■ Exercise directions: Begin with the first line below and retype each line exactly through the line containing "spike_red = [-390, -600]". Any pictures are to be left out.

■ Exercise materials:
★ ★ ★ ★
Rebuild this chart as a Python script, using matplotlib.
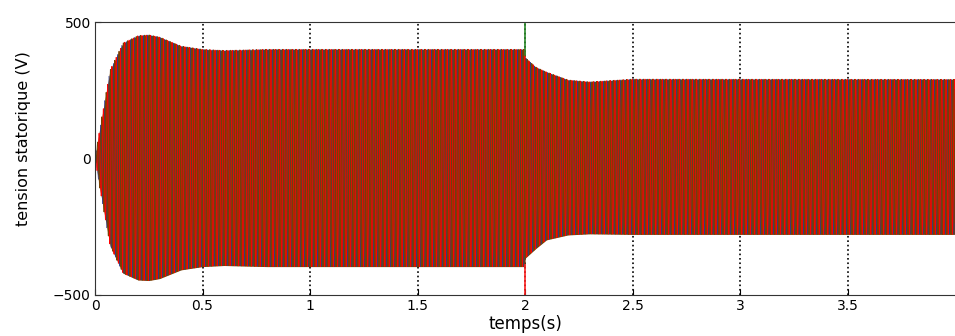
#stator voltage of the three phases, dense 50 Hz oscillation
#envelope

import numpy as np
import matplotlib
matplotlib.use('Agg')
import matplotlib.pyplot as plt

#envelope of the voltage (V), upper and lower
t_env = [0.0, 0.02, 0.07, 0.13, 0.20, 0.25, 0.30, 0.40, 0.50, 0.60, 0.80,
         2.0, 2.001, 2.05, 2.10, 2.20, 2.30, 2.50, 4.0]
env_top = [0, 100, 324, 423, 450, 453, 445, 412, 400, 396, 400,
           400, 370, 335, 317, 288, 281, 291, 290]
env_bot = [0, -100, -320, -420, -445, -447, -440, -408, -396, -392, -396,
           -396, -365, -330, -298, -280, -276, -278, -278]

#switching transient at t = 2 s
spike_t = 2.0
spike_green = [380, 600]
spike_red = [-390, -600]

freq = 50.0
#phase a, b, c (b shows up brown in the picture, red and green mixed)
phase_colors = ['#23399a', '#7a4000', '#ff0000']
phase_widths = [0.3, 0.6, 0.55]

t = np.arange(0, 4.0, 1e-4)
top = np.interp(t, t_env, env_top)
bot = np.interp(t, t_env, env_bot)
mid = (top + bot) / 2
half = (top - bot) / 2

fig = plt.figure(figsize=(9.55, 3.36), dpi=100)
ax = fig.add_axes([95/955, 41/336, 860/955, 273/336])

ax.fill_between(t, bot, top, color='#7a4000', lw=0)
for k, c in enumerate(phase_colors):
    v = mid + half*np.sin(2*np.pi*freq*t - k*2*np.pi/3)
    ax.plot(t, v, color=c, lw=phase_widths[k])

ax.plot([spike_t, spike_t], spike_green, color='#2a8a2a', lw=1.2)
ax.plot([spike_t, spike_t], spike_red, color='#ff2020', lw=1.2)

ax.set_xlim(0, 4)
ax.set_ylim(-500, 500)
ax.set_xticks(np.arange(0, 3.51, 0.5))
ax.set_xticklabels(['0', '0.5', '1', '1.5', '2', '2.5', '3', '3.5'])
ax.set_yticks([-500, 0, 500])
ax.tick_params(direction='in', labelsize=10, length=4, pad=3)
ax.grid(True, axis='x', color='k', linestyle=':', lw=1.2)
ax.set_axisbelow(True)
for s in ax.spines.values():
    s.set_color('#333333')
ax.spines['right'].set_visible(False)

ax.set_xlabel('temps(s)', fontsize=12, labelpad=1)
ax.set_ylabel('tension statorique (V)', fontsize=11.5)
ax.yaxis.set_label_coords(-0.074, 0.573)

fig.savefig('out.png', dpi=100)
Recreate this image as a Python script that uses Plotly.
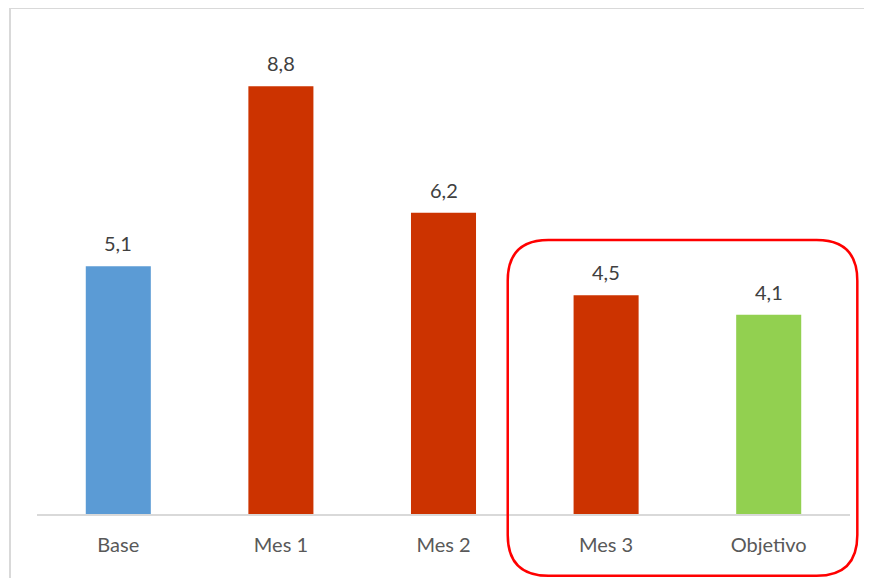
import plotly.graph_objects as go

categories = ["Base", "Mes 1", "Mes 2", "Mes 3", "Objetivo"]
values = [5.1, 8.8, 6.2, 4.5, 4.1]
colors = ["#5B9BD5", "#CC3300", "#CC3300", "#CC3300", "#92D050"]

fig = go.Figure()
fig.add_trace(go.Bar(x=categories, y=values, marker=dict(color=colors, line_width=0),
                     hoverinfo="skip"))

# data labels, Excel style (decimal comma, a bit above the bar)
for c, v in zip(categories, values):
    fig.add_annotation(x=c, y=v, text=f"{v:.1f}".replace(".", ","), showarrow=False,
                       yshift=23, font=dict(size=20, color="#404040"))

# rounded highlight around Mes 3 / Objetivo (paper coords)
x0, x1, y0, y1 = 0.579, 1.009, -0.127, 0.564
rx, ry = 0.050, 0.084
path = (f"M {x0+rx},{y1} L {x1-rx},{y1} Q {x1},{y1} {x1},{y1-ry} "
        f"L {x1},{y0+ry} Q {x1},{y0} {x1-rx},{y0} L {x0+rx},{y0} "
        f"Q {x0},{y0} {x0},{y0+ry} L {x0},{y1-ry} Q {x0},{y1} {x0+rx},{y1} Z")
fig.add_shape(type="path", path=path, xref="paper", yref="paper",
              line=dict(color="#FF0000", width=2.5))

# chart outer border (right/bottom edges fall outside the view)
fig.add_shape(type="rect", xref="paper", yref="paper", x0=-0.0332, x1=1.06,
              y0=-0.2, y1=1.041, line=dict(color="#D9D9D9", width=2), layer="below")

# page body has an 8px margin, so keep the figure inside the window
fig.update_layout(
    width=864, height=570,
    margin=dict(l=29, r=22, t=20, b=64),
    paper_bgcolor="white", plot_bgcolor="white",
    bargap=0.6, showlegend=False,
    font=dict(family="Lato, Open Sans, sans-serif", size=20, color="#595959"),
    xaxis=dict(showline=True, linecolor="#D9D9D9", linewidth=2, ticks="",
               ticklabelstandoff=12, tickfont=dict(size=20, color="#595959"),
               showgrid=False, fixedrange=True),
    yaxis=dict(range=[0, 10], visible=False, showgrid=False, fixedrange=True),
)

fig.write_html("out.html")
★ ★ ★ ★
■ Exercise output:
Rebuild this chart as a Python script, using matplotlib.
#stator voltage of the three phases, dense 50 Hz oscillation
#envelope

import numpy as np
import matplotlib
matplotlib.use('Agg')
import matplotlib.pyplot as plt

#envelope of the voltage (V), upper and lower
t_env = [0.0, 0.02, 0.07, 0.13, 0.20, 0.25, 0.30, 0.40, 0.50, 0.60, 0.80,
         2.0, 2.001, 2.05, 2.10, 2.20, 2.30, 2.50, 4.0]
env_top = [0, 100, 324, 423, 450, 453, 445, 412, 400, 396, 400,
           400, 370, 335, 317, 288, 281, 291, 290]
env_bot = [0, -100, -320, -420, -445, -447, -440, -408, -396, -392, -396,
           -396, -365, -330, -298, -280, -276, -278, -278]

#switching transient at t = 2 s
spike_t = 2.0
spike_green = [380, 600]
spike_red = [-390, -600]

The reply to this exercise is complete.